Exercise objective -> Where a line holds "with", copy it.

Supplied information ->
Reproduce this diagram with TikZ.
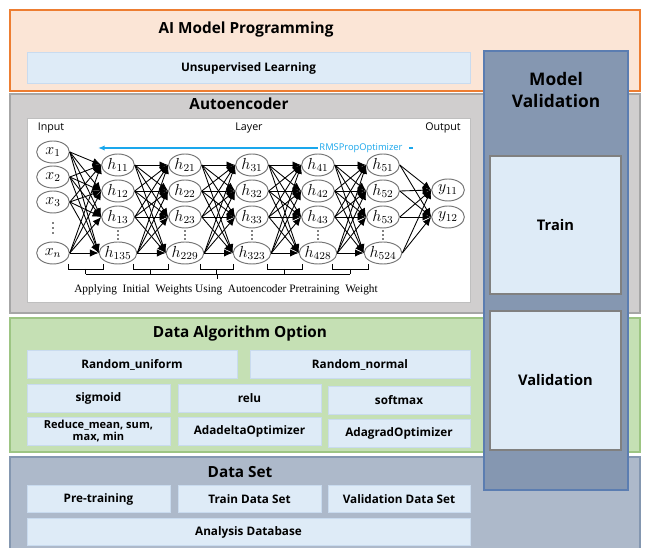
\documentclass[tikz,border=0pt]{standalone}
\usepackage{fontspec}
\setsansfont{Open Sans}
\newfontfamily\timesfont{Liberation Serif}
\usetikzlibrary{shapes.geometric,arrows.meta}

\definecolor{peach}{HTML}{FBE5D6}
\definecolor{orangeline}{HTML}{ED7D31}
\definecolor{boxblue}{HTML}{DEEBF7}
\definecolor{boxline}{HTML}{C9DBEF}
\definecolor{greypanel}{HTML}{D0CECE}
\definecolor{greyline}{HTML}{A6A6A6}
\definecolor{greenpanel}{HTML}{C5E0B4}
\definecolor{greenline}{HTML}{9DC583}
\definecolor{slatepanel}{HTML}{ADB9CA}
\definecolor{slateline}{HTML}{8497B0}
\definecolor{validcol}{HTML}{8597B1}
\definecolor{validline}{HTML}{5B7DB1}
\definecolor{rmsblue}{HTML}{1AA7EC}

\tikzset{
  lbox/.style={fill=boxblue, draw=boxline, line width=0.6pt},
  boxtxt/.style={font=\sffamily\bfseries\fontsize{8.8}{9.8}\selectfont, align=center, inner sep=0pt},
  tvbox/.style={fill=boxblue, draw=black!50, line width=1pt},
  tvtxt/.style={font=\sffamily\bfseries\fontsize{11}{13}\selectfont},
  headlbl/.style={font=\sffamily\bfseries\fontsize{11.5}{14}\selectfont, align=center},
  unit/.style={ellipse, draw=black!55, line width=0.7pt, fill=white,
    minimum width=24.5pt, minimum height=16.5pt, inner sep=0pt,
    font=\fontsize{11.5}{12}\selectfont},
  link/.style={line width=0.65pt, -{Latex[length=6.5pt,width=5.5pt]}},
  netlbl/.style={font=\sffamily\fontsize{8}{9}\selectfont},
}

\begin{document}
\begin{tikzpicture}[x=0.75pt,y=-0.75pt]
\useasboundingbox (0,0) rectangle (646,548);

% layer panels
\draw[fill=peach, draw=orangeline, line width=1.2pt] (10,10) rectangle (640,91);
\draw[fill=greypanel, draw=greyline, line width=1pt] (10,94) rectangle (640,313);
\draw[fill=greenpanel, draw=greenline, line width=1pt] (10,318) rectangle (640,452);
\draw[fill=slatepanel, draw=slateline, line width=1pt] (10,457) rectangle (640,560);

% model validation column
\draw[fill=validcol, draw=validline, line width=0.8pt] (484,51) rectangle (628,490);
\node[headlbl, font=\sffamily\bfseries\fontsize{13}{17}\selectfont] (mvtitle) at (556,90) {Model\\Validation};
\draw[tvbox] (490,156) rectangle (621,294);
\node[tvtxt] (train) at (555.5,225) {Train};
\draw[tvbox] (490,311) rectangle (621,450);
\node[tvtxt] (valid) at (555.5,380.5) {Validation};

% AI model programming
\node[headlbl] (aiprog) at (246,30) {AI Model Programming};
\draw[lbox] (27,52) rectangle (470,83);
\node[boxtxt] (unsup) at (248.5,68) {Unsupervised Learning};

% autoencoder
\node[headlbl] (autoenc) at (239,104) {Autoencoder};
\draw[fill=white, draw=black!25] (27,118) rectangle (470,302);
\node[netlbl] (inlbl) at (51,128) {Input};
\node[netlbl] (laylbl) at (249,128) {Layer};
\node[netlbl] (outlbl) at (443,128) {Output};
\node[font=\sffamily\fontsize{7}{8}\selectfont, text=rmsblue, inner sep=1pt] (rms) at (361,148) {RMSPropOptimizer};
\coordinate (rmsend) at (98,148);
\draw[rmsblue, line width=1.2pt, -{Latex[length=5pt,width=4pt]}] (rms.west) -- (rmsend);
\draw[rmsblue, line width=1.2pt] ([xshift=4pt]rms.east) -- ++(4,0);

% units
\foreach \n/\y/\t in {1/152/x_1,2/177/x_2,3/202/x_3,4/253/x_n}
  \node[unit] (x\n) at (53,\y) {$\t$};
\foreach \d in {-5,0,5}
  \fill (53,228+\d) circle (0.7pt);
\foreach \l/\xx/\last in {1/118/135,2/185/229,3/252/323,4/318/428,5/383/524} {
  \foreach \n/\y/\s in {1/165/\l1,2/191/\l2,3/217/\l3,4/253/\last}
    \node[unit] (h\l\n) at (\xx,\y) {$h_{\s}$};
  \foreach \d in {-4,0,4}
    \fill (\xx,235+\d) circle (0.7pt);
}
\node[unit] (y1) at (448,190) {$y_{11}$};
\node[unit] (y2) at (448,217) {$y_{12}$};

% weights
\foreach \i in {1,...,4}
  \foreach \j in {1,...,4}
    \draw[link] (x\i.east) -- (h1\j.west);
\foreach \l [evaluate=\l as \m using int(\l+1)] in {1,...,4}
  \foreach \i in {1,...,4}
    \foreach \j in {1,...,4}
      \draw[link] (h\l\i.east) -- (h\m\j.west);
\foreach \i in {1,...,4}
  \foreach \j in {1,2}
    \draw[link] (h5\i.east) -- (y\j.west);

% pretraining brackets
\foreach \a/\b in {68/103,133/168,200/233,267/302,332/368} {
  \draw[line width=0.5pt] (\a,264) -- (\a,269) -- (\b,269) -- (\b,264);
  \draw[line width=0.5pt] ({(\a+\b)/2},269) -- ({(\a+\b)/2},274);
}
\draw[line width=0.5pt] (85.5,274) -- (350,274);
\draw[line width=0.5pt] (217,274) -- (217,279);
\node[font=\timesfont\fontsize{8.5}{10}\selectfont] (pretrain) at (226,290)
  {Applying\ \ Initial\ \ Weights Using\ \ Autoencoder Pretraining\ \ Weight};

% data algorithm option
\node[headlbl] (dataalg) at (240,334) {Data Algorithm Option};
\draw[lbox] (27,350) rectangle (237,378);
\node[boxtxt] (runif) at (132,364.5) {Random\_uniform};
\draw[lbox] (250,350) rectangle (470,378);
\node[boxtxt] (rnorm) at (360,364.5) {Random\_normal};
\draw[lbox] (27,384) rectangle (170,412);
\node[boxtxt] (sigm) at (98.5,398.5) {sigmoid};
\draw[lbox] (178,384) rectangle (321,412);
\node[boxtxt] (relu) at (249.5,398.5) {relu};
\draw[lbox] (328,386) rectangle (470,414);
\node[boxtxt] (smax) at (399,400.5) {softmax};
\draw[lbox] (27,417) rectangle (170,445);
\node[boxtxt, font=\sffamily\bfseries\fontsize{8.3}{9.3}\selectfont] (reduce) at (98.5,431) {Reduce\_mean, sum,\\max, min};
\draw[lbox] (178,417) rectangle (321,445);
\node[boxtxt] (adadelta) at (249.5,431.5) {AdadeltaOptimizer};
\draw[lbox] (328,419) rectangle (470,447);
\node[boxtxt] (adagrad) at (399,433.5) {AdagradOptimizer};

% data set
\node[headlbl] (dataset) at (240,472) {Data Set};
\draw[lbox] (27,485) rectangle (170,512);
\node[boxtxt] (pretr) at (98.5,499) {Pre-training};
\draw[lbox] (178,485) rectangle (321,512);
\node[boxtxt] (trainds) at (249.5,499) {Train Data Set};
\draw[lbox] (328,485) rectangle (470,512);
\node[boxtxt] (validds) at (399,499) {Validation Data Set};
\draw[lbox] (27,518) rectangle (470,545);
\node[boxtxt] (analysis) at (248.5,532) {Analysis Database};
\end{tikzpicture}
\end{document}
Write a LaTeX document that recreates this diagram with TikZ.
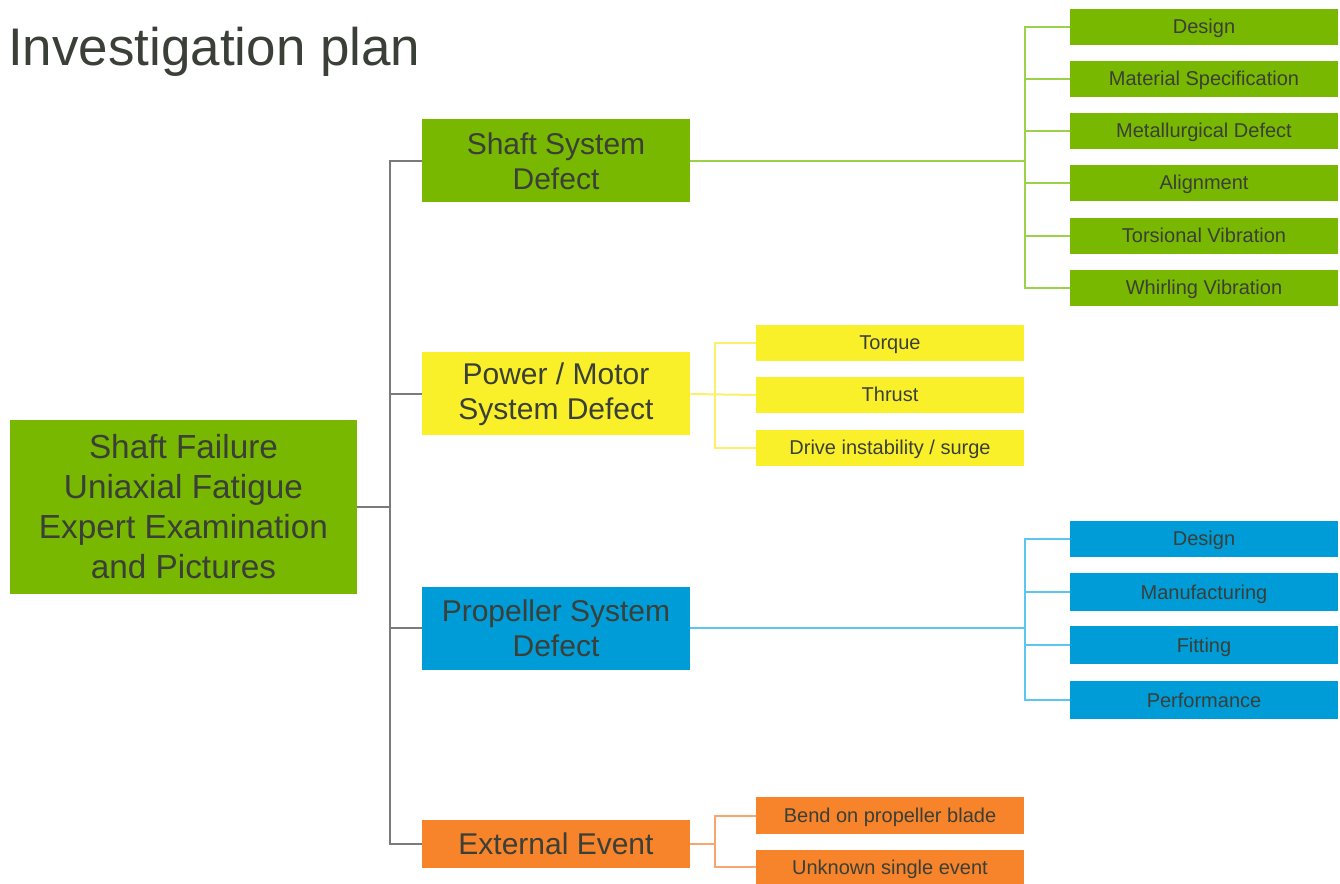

Response ->
Reproduce this diagram with TikZ.
Write a LaTeX document that recreates this diagram with TikZ.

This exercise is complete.